Stuck in a time capsule

I recently asked a filmmaker who was born in East Germany if he can see in Chancellor Angela Merkel the characteristics of a woman who grew up in what was the German Democratic Republic (GDR). “Recently, yes,” he said, pointing at Merkel’s stance on the refugee issue. I asked him if he thought so because he associated humanism with the GDR’s political system. My interpretation, he said, was too “simplistic.”

I could not see whether the person standing in front of me was actually relieved to see the Berlin Wall crumble into souvenirs, if he understood the collapse of the communist regime (he had once told me in the past that “a single wrong gesture or word could completely destroy your life”) as a victory of freedom. Or, if he instead felt some nostalgia about things that were forever gone.

Whatever it was, that man appeared to be suspended in some sort of time capsule. His perception of the world was based on a limited number of oft-used theoretical tools. He had no opinion on SYRIZA at the time but reckoned that Europe would never make political space for ideas that were as radical as those put forward by Alexis Tsipras’s leftist party. As far as that respected director and film critic was concerned, the 21st century had never arrived. The clock stopped in November 1989.

I wonder what he would say of SYRIZA had he actually spent some time in Greece. It would be interesting to hear what a person with first-hand experience of the Stasi would have to say after seeing government ministers being asked to hand in their mobile phones ahead of a key meeting “to prevent leaks” or for any other reason.

Tsipras this week admitted that, because of the crisis, his version of the Left has not exactly been what he had in mind. To be sure, nothing good can come out of this ersatz, “a la Grecque” version of the Left.

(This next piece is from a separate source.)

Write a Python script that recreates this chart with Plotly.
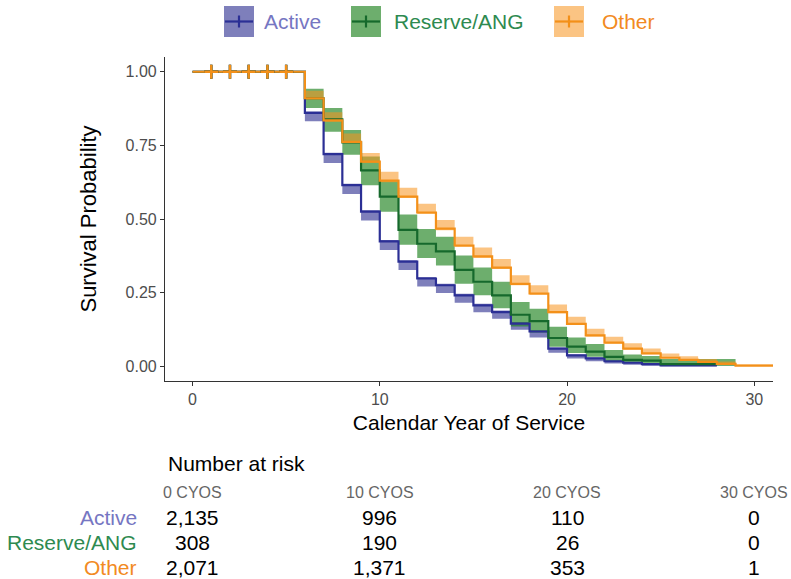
import plotly.graph_objects as go

W, H = 791, 579

# ---------------- data ----------------
groups = ["Active", "Reserve/ANG", "Other"]

time_active = [0, 6, 7, 8, 9, 10, 11, 12, 13, 14, 15, 16, 17, 18, 19, 20, 21, 22, 23, 24, 25, 28]
surv_active = [1.000, 0.860, 0.720, 0.615, 0.525, 0.424, 0.355, 0.298, 0.275, 0.241, 0.207, 0.184,
               0.145, 0.118, 0.060, 0.037, 0.027, 0.017, 0.012, 0.007, 0.003, 0.003]
lower_active = [1.000, 0.832, 0.690, 0.585, 0.495, 0.395, 0.327, 0.271, 0.249, 0.216, 0.183, 0.161,
                0.124, 0.098, 0.046, 0.026, 0.017, 0.009, 0.005, 0.002, 0.000, 0.000]
upper_active = [1.000, 0.865, 0.725, 0.620, 0.530, 0.429, 0.360, 0.303, 0.280, 0.246, 0.212, 0.189,
                0.150, 0.123, 0.064, 0.040, 0.030, 0.020, 0.015, 0.009, 0.005, 0.005]

time_reserve = [0, 6, 7, 8, 9, 10, 11, 12, 13, 14, 15, 16, 17, 18, 19, 20, 21, 22, 23, 24, 25, 29]
surv_reserve = [1.000, 0.910, 0.838, 0.760, 0.665, 0.576, 0.463, 0.416, 0.390, 0.327, 0.287, 0.241,
                0.175, 0.153, 0.096, 0.067, 0.050, 0.032, 0.022, 0.019, 0.007, 0.007]
lower_reserve = [1.000, 0.877, 0.796, 0.718, 0.615, 0.525, 0.413, 0.368, 0.342, 0.280, 0.241, 0.197,
                 0.135, 0.115, 0.066, 0.045, 0.032, 0.018, 0.011, 0.009, 0.002, 0.002]
upper_reserve = [1.000, 0.942, 0.877, 0.802, 0.712, 0.628, 0.515, 0.466, 0.440, 0.376, 0.335, 0.287,
                 0.218, 0.195, 0.134, 0.098, 0.076, 0.055, 0.040, 0.035, 0.025, 0.025]

time_other = [0, 6, 7, 8, 9, 10, 11, 12, 13, 14, 15, 16, 17, 18, 19, 20, 21, 22, 23, 24, 25, 26, 27, 28, 29, 31]
surv_other = [1.000, 0.910, 0.835, 0.762, 0.695, 0.630, 0.576, 0.522, 0.467, 0.410, 0.373, 0.335, 0.280,
              0.247, 0.184, 0.144, 0.105, 0.080, 0.060, 0.044, 0.029, 0.022, 0.015, 0.008, 0.002, 0.002]
lower_other = [1.000, 0.905, 0.830, 0.757, 0.690, 0.625, 0.571, 0.517, 0.462, 0.405, 0.368, 0.330, 0.275,
               0.242, 0.180, 0.140, 0.101, 0.077, 0.057, 0.041, 0.027, 0.020, 0.013, 0.006, 0.001, 0.001]
upper_other = [1.000, 0.935, 0.862, 0.790, 0.724, 0.660, 0.606, 0.552, 0.497, 0.440, 0.403, 0.364, 0.309,
               0.275, 0.210, 0.168, 0.127, 0.100, 0.078, 0.060, 0.043, 0.034, 0.025, 0.016, 0.006, 0.006]

censor_times = [1, 2, 3, 4, 5]
censor_surv = [1.0, 1.0, 1.0, 1.0, 1.0]

risk_times = [0, 10, 20, 30]
risk_headers = ["0 CYOS", "10 CYOS", "20 CYOS", "30 CYOS"]
risk_active = ["2,135", "996", "110", "0"]
risk_reserve = ["308", "190", "26", "0"]
risk_other = ["2,071", "1,371", "353", "1"]

x_ticks = [0, 10, 20, 30]
y_ticks = [0.0, 0.25, 0.5, 0.75, 1.0]
y_ticklabels = ["0.00", "0.25", "0.50", "0.75", "1.00"]

# ---------------- styles ----------------
line_col = {"Active": "#2B2F95", "Reserve/ANG": "#16692C", "Other": "#F39019"}
band_col = {"Active": "rgba(46,49,146,0.62)", "Reserve/ANG": "rgba(30,130,30,0.65)",
            "Other": "rgba(247,148,29,0.55)"}
text_col = {"Active": "#7676C2", "Reserve/ANG": "#2E8A50", "Other": "#F28A22"}

FONT = "Liberation Sans, Arial, sans-serif"

series = [
    ("Active", time_active, surv_active, lower_active, upper_active),
    ("Reserve/ANG", time_reserve, surv_reserve, lower_reserve, upper_reserve),
    ("Other", time_other, surv_other, lower_other, upper_other),
]

fig = go.Figure()

# confidence bands
for name, t, s, lo, hi in series:
    fig.add_trace(go.Scatter(x=t, y=lo, mode="lines", line=dict(width=0, shape="hv"),
                             showlegend=False, hoverinfo="skip"))
    fig.add_trace(go.Scatter(x=t, y=hi, mode="lines", line=dict(width=0, shape="hv"),
                             fill="tonexty", fillcolor=band_col[name],
                             showlegend=False, hoverinfo="skip"))

# survival curves
for name, t, s, lo, hi in series:
    fig.add_trace(go.Scatter(x=t, y=s, mode="lines", name=name,
                             line=dict(color=line_col[name], width=2.2, shape="hv"),
                             showlegend=False))

# censor marks
for name in groups:
    fig.add_trace(go.Scatter(x=censor_times, y=censor_surv, mode="markers",
                             marker=dict(symbol="cross-thin", size=10,
                                         line=dict(color=line_col[name], width=2.4)),
                             showlegend=False, hoverinfo="skip"))

# ---------------- layout ----------------
def fx(p):
    return p / W

def fy(p):
    return 1 - p / H

fig.update_layout(
    width=W, height=H,
    margin=dict(l=0, r=0, t=0, b=0),
    paper_bgcolor="white", plot_bgcolor="white",
    font=dict(family=FONT, size=21, color="black"),
    showlegend=False,
    xaxis=dict(domain=[fx(165), fx(773)], range=[-1.47, 31.0],
               tickvals=x_ticks, ticks="outside", ticklen=4, tickwidth=1, tickcolor="#333333",
               showline=True, linecolor="#333333", linewidth=1.2, showgrid=False, zeroline=False,
               tickfont=dict(family=FONT, size=16, color="#4D4D4D"),
               title=dict(text="Calendar Year of Service", standoff=8,
                          font=dict(family=FONT, size=21, color="black")),
               automargin=False),
    yaxis=dict(domain=[fy(381), fy(57)], range=[-0.05, 1.05],
               tickvals=y_ticks, ticktext=y_ticklabels, ticks="outside", ticklen=4, tickwidth=1,
               tickcolor="#333333",
               showline=True, linecolor="#333333", linewidth=1.2, showgrid=False, zeroline=False,
               tickfont=dict(family=FONT, size=16, color="#4D4D4D"),
               title=dict(text="Survival Probability", standoff=22,
                          font=dict(family=FONT, size=22, color="black")),
               automargin=False),
)

# ---------------- manual legend ----------------
legend_boxes = {"Active": (224, 262), "Reserve/ANG": (351, 392), "Other": (554, 600)}
box_top, box_bot = 6, 37
for name in groups:
    bx, tx = legend_boxes[name]
    fig.add_shape(type="rect", xref="paper", yref="paper",
                  x0=fx(bx), x1=fx(bx + 30), y0=fy(box_bot), y1=fy(box_top),
                  fillcolor=band_col[name], line=dict(width=0))
    cy = (box_top + box_bot) / 2
    fig.add_shape(type="line", xref="paper", yref="paper",
                  x0=fx(bx + 1), x1=fx(bx + 29), y0=fy(cy), y1=fy(cy),
                  line=dict(color=line_col[name], width=2.2))
    fig.add_shape(type="line", xref="paper", yref="paper",
                  x0=fx(bx + 15), x1=fx(bx + 15), y0=fy(cy - 6), y1=fy(cy + 6),
                  line=dict(color=line_col[name], width=2.2))
    fig.add_annotation(xref="paper", yref="paper", x=fx(tx), y=fy(cy), text=name,
                       showarrow=False, xanchor="left", yanchor="middle",
                       font=dict(family=FONT, size=21, color=text_col[name]))

# ---------------- risk table ----------------
fig.add_annotation(xref="paper", yref="paper", x=fx(166), y=fy(463), text="Number at risk",
                   showarrow=False, xanchor="left", yanchor="middle",
                   font=dict(family=FONT, size=21, color="black"))
for xv, hd in zip(risk_times, risk_headers):
    fig.add_annotation(xref="x", yref="paper", x=xv, y=fy(492), text=hd, showarrow=False,
                       xanchor="center", yanchor="middle",
                       font=dict(family=FONT, size=16, color="#666666"))

row_y = {"Active": 517, "Reserve/ANG": 542, "Other": 567}
row_vals = {"Active": risk_active, "Reserve/ANG": risk_reserve, "Other": risk_other}
for name in groups:
    fig.add_annotation(xref="paper", yref="paper", x=fx(139), y=fy(row_y[name]), text=name,
                       showarrow=False, xanchor="right", yanchor="middle",
                       font=dict(family=FONT, size=21, color=text_col[name]))
    for xv, v in zip(risk_times, row_vals[name]):
        fig.add_annotation(xref="x", yref="paper", x=xv, y=fy(row_y[name]), text=v,
                           showarrow=False, xanchor="center", yanchor="middle",
                           font=dict(family=FONT, size=21, color="black"))

fig.write_html("out.html")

Divided between a system that was put into practice and failed before it was shed by the very societies it was tested upon, and a domesticated substitute (with all its infamous traits: clientelism, corruption, statism, cronyism and equality at the lowest common denominator), Greece has gone for the latter.

We are encased in our own time capsule at a time when the reality around us is more dangerous than ever.